- **EXERCISE INPUTS**
· · ·
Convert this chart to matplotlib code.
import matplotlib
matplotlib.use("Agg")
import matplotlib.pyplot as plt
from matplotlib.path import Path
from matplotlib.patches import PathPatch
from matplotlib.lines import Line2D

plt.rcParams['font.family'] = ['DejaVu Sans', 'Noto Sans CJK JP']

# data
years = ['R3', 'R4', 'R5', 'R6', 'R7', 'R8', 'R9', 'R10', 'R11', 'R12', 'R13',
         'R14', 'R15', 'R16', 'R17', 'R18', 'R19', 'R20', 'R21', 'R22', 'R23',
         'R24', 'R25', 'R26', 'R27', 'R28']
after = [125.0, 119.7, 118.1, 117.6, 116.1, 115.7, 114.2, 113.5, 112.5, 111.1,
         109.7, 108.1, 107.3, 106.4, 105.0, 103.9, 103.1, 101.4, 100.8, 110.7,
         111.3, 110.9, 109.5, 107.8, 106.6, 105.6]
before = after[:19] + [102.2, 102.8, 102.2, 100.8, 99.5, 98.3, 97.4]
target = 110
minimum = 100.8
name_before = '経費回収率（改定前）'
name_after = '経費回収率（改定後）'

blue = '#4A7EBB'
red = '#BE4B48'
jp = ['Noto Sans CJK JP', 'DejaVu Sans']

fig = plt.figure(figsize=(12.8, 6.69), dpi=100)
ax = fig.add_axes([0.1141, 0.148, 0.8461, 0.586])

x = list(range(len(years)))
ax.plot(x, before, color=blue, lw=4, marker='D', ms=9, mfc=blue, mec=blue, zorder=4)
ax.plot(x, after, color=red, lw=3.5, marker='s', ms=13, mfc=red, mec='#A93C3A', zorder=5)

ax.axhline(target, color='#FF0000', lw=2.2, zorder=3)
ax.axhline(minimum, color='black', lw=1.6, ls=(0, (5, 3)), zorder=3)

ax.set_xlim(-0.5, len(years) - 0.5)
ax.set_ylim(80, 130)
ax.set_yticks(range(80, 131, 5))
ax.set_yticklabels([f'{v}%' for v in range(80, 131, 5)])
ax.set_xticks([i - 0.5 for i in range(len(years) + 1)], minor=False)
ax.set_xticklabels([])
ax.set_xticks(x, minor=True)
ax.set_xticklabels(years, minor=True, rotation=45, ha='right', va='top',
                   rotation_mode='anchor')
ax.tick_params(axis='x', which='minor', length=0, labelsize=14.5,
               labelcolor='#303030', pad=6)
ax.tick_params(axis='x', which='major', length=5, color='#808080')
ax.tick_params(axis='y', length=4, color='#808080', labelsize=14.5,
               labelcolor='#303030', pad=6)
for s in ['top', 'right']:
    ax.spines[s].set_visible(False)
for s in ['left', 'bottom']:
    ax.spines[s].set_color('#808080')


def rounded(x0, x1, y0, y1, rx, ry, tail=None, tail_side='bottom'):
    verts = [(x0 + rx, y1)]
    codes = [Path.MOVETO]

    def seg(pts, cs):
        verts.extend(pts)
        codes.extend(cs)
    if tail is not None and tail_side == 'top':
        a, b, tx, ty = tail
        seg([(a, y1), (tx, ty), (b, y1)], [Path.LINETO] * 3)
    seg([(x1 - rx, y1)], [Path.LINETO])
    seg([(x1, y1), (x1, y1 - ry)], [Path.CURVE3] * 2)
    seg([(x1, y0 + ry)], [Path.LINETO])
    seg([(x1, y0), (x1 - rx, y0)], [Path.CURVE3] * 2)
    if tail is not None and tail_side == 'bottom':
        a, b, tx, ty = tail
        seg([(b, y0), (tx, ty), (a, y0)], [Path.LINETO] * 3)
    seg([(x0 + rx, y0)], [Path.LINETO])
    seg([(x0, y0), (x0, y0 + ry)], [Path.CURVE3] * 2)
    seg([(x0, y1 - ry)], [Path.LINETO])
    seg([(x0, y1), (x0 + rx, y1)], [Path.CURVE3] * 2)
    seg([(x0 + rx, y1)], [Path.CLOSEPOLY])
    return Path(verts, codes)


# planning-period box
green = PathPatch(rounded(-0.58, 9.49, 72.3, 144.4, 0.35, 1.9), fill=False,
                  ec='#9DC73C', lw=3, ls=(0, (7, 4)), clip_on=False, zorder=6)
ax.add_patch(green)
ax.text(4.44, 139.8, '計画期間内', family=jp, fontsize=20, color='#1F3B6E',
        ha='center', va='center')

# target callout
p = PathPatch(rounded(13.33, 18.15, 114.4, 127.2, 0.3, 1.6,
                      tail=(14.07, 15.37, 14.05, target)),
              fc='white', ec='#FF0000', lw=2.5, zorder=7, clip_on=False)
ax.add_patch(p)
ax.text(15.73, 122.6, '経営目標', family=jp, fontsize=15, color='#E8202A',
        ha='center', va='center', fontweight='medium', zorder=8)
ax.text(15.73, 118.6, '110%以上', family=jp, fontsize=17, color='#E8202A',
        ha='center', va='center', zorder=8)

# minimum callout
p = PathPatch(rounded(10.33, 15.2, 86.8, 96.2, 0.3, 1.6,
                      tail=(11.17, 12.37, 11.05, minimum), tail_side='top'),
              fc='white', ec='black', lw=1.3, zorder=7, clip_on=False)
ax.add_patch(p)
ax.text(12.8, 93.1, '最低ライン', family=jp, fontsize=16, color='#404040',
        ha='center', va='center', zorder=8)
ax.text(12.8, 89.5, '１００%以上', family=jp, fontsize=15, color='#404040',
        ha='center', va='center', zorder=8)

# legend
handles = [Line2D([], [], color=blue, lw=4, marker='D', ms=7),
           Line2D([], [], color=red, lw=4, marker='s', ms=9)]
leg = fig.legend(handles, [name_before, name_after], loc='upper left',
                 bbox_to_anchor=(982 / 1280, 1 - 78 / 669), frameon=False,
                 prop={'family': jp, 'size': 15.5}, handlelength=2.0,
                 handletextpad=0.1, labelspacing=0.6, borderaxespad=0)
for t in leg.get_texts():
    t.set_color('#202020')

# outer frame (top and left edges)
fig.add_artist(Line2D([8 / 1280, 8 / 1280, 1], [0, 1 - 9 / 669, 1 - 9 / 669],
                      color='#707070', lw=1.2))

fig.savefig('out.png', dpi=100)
· · ·
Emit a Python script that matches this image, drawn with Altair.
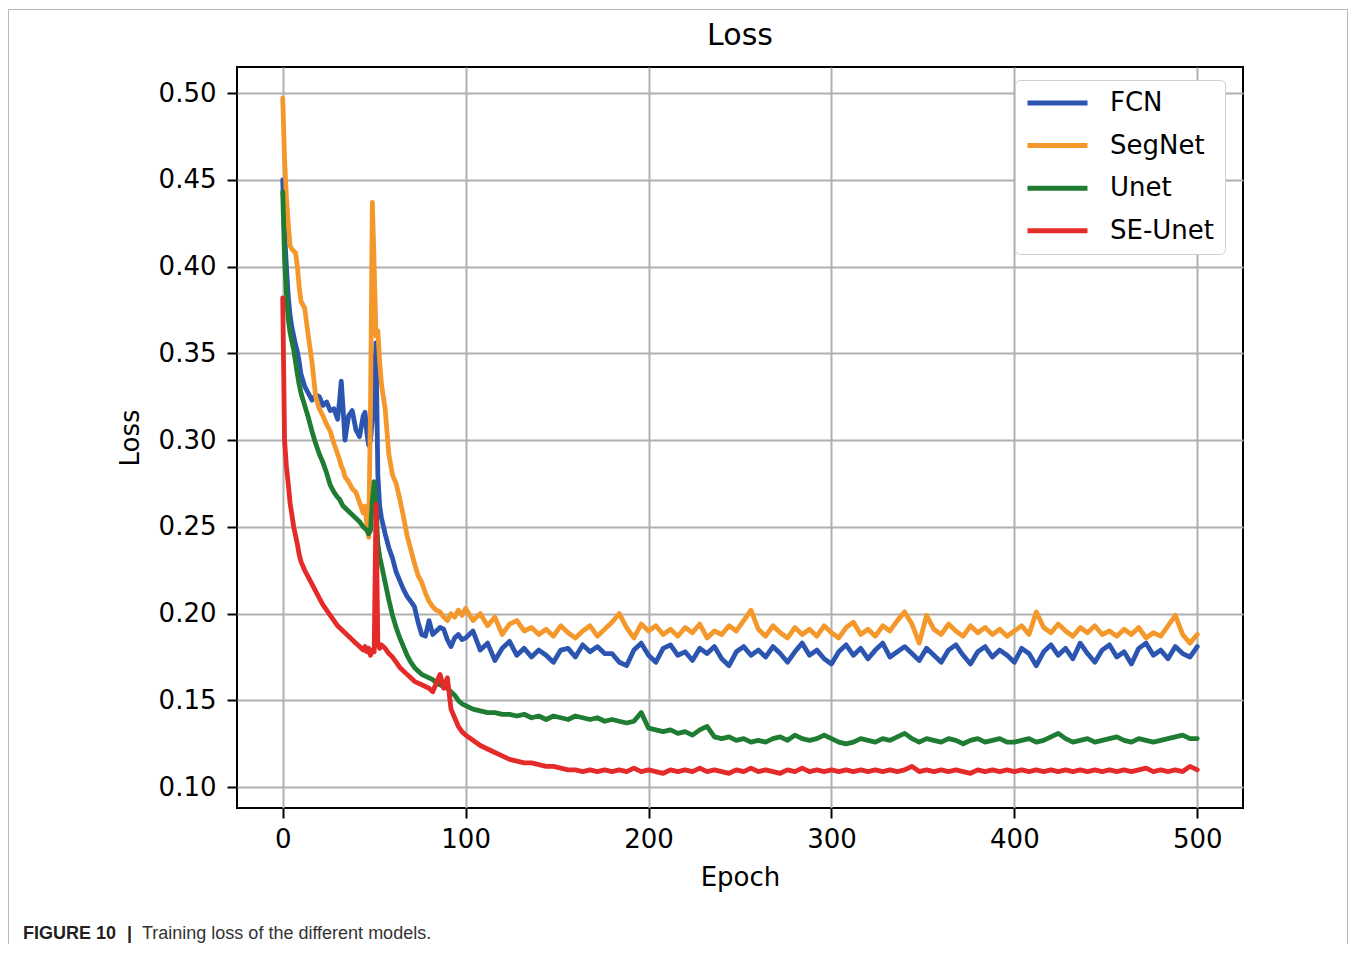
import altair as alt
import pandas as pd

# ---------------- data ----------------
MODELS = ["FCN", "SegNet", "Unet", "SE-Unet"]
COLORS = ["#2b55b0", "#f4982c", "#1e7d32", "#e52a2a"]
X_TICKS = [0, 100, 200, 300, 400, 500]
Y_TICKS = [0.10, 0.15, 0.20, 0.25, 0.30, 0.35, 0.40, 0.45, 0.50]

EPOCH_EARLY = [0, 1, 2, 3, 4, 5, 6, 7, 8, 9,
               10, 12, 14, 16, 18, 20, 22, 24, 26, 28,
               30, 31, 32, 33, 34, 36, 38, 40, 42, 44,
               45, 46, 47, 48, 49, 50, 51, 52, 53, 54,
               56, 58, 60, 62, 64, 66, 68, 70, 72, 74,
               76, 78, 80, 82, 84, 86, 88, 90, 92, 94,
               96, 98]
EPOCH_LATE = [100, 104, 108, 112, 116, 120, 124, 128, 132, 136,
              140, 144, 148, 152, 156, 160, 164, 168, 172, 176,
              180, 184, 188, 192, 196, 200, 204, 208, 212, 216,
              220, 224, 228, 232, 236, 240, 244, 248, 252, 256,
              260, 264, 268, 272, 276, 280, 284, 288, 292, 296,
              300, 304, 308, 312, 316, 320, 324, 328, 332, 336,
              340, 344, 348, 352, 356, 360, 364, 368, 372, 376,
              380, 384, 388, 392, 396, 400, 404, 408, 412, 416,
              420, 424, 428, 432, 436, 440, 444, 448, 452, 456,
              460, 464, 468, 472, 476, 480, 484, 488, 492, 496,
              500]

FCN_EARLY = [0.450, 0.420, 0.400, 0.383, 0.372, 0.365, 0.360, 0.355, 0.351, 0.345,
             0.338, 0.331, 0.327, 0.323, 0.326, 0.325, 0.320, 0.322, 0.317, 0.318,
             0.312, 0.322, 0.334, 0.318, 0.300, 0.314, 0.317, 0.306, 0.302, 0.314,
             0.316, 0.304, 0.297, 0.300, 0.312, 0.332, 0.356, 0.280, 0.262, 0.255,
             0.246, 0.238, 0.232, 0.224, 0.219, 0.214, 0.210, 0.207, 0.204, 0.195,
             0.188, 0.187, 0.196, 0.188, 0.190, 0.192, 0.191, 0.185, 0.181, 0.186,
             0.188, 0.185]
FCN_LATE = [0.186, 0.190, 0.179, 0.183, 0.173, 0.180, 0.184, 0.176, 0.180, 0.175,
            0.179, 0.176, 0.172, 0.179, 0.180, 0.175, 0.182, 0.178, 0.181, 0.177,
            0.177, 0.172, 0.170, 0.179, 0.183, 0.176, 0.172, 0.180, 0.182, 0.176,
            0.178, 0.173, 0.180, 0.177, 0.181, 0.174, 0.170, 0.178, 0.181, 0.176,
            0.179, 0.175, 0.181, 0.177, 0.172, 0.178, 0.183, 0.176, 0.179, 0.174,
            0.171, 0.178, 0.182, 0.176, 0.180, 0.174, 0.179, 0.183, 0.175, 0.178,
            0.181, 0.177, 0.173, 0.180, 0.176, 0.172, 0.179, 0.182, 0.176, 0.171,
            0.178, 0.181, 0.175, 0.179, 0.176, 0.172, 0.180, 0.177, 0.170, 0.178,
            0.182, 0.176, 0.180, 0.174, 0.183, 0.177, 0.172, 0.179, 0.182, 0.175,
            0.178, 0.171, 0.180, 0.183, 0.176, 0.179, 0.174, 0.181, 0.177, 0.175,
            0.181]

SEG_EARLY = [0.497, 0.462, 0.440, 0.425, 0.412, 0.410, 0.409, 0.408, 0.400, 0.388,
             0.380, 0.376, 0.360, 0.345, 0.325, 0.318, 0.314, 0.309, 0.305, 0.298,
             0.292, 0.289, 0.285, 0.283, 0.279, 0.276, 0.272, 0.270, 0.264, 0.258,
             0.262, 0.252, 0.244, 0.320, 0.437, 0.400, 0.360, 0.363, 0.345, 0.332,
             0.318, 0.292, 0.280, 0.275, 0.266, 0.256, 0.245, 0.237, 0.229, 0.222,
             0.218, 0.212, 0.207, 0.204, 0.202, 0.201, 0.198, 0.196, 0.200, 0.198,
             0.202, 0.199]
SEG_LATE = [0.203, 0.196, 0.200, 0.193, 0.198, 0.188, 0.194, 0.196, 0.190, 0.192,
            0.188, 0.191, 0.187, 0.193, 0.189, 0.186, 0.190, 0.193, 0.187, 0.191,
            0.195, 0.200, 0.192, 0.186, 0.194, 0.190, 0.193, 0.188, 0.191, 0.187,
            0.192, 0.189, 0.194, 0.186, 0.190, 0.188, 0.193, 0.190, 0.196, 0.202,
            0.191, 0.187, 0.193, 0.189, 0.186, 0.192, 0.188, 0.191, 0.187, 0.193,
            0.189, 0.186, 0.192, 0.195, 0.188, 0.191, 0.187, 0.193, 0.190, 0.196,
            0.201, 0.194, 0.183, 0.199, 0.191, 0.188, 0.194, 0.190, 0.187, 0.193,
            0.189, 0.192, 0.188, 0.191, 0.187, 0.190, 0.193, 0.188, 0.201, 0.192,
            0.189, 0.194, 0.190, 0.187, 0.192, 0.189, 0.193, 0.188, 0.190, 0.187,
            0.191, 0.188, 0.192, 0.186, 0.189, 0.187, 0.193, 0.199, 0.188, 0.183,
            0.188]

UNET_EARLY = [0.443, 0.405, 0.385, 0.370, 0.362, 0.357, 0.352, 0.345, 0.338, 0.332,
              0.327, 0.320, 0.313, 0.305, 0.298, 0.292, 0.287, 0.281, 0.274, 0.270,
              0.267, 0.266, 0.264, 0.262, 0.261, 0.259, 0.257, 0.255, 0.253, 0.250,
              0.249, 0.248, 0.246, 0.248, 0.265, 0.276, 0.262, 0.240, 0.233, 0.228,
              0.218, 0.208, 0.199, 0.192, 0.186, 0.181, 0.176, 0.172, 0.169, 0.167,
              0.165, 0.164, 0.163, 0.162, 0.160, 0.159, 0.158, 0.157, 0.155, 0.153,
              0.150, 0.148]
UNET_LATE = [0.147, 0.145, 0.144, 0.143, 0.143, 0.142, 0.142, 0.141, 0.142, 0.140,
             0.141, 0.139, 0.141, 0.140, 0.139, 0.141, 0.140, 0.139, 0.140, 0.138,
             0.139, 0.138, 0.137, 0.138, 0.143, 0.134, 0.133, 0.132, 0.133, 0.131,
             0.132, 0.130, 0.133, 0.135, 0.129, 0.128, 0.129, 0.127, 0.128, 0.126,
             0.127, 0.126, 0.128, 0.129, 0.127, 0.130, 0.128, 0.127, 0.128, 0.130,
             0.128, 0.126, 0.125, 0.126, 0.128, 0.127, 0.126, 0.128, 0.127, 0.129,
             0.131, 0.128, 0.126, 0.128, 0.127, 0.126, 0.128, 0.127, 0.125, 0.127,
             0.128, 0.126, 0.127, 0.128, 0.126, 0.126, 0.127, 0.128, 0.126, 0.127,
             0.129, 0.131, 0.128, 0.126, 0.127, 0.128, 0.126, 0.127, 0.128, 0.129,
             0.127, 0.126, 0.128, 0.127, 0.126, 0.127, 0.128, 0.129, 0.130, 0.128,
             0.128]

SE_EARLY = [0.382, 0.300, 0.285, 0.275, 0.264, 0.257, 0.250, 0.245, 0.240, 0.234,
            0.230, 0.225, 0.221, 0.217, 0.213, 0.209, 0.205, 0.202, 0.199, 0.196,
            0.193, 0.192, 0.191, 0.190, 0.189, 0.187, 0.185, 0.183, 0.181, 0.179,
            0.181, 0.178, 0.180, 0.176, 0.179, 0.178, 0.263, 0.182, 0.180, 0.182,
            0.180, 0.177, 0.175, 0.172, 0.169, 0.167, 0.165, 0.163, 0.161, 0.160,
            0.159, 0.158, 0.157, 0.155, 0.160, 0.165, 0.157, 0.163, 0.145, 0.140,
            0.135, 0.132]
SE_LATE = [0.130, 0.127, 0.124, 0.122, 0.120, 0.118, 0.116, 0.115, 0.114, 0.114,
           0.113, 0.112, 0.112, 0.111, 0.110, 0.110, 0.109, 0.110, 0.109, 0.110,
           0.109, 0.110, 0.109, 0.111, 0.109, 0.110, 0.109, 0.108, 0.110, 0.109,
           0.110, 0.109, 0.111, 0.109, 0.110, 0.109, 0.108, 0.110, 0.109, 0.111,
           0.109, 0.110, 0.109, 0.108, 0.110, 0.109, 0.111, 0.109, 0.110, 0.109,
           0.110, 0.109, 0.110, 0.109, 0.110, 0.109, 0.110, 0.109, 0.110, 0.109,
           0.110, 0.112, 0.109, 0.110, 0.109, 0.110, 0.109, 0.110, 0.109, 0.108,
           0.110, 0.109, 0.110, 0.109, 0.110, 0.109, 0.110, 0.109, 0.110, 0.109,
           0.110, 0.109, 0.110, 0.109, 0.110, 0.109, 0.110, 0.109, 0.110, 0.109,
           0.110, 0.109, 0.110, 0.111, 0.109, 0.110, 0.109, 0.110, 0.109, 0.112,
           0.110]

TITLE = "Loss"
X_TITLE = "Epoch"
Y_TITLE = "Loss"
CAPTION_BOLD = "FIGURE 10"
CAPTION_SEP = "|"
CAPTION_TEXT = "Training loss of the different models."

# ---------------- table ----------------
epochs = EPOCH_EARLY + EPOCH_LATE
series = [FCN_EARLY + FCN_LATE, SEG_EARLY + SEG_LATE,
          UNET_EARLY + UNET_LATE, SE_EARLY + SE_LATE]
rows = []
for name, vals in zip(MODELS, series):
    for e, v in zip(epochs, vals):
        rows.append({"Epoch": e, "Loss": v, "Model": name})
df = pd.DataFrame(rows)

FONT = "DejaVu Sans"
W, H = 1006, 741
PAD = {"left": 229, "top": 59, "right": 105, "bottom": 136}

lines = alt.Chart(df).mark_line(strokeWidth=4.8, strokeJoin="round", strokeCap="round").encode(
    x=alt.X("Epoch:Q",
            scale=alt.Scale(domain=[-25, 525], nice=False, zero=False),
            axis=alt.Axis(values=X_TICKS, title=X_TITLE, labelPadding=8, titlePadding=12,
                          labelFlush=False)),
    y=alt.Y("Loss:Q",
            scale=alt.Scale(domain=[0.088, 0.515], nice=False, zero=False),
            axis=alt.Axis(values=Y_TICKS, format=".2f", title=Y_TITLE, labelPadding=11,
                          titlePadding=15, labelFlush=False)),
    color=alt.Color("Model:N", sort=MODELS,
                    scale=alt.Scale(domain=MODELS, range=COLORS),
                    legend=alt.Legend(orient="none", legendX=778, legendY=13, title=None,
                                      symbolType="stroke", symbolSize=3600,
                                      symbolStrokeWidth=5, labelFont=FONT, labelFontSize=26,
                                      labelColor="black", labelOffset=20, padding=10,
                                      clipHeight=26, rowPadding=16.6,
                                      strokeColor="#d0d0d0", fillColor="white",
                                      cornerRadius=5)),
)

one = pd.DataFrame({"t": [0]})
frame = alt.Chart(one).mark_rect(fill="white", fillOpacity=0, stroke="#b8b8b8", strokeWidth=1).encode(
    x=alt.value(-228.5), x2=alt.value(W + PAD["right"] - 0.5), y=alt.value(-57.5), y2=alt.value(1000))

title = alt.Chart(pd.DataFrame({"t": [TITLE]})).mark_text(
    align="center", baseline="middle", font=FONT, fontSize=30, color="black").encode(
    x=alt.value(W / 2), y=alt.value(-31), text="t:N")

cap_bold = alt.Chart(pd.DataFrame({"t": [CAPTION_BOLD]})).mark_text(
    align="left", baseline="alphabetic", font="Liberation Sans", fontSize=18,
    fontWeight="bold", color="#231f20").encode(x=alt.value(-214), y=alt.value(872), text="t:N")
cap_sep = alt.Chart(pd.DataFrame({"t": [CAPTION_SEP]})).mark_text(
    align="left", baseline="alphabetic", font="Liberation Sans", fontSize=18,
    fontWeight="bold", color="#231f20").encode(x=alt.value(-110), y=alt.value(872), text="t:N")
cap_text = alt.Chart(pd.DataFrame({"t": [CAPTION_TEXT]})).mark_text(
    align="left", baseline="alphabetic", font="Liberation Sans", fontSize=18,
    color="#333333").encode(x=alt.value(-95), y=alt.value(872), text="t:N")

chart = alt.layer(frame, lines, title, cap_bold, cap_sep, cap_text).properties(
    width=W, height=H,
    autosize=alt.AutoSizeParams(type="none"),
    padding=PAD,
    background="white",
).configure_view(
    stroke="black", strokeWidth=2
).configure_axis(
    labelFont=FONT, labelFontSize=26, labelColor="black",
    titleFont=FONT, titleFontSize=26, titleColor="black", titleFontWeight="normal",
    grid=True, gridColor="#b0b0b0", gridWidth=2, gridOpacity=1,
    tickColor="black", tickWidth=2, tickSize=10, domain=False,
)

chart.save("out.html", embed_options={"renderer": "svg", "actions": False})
· · ·
- **WHAT NEEDS TO BE DONE**
Will you return exactly the lines above from the one with "Convert this chart to matplotlib code." down to the one with "plt.rcParams['font.family'] = ['DejaVu", counting both as part of the range?

- **WRITTEN ANSWER**
Convert this chart to matplotlib code.
import matplotlib
matplotlib.use("Agg")
import matplotlib.pyplot as plt
from matplotlib.path import Path
from matplotlib.patches import PathPatch
from matplotlib.lines import Line2D

plt.rcParams['font.family'] = ['DejaVu Sans', 'Noto Sans CJK JP']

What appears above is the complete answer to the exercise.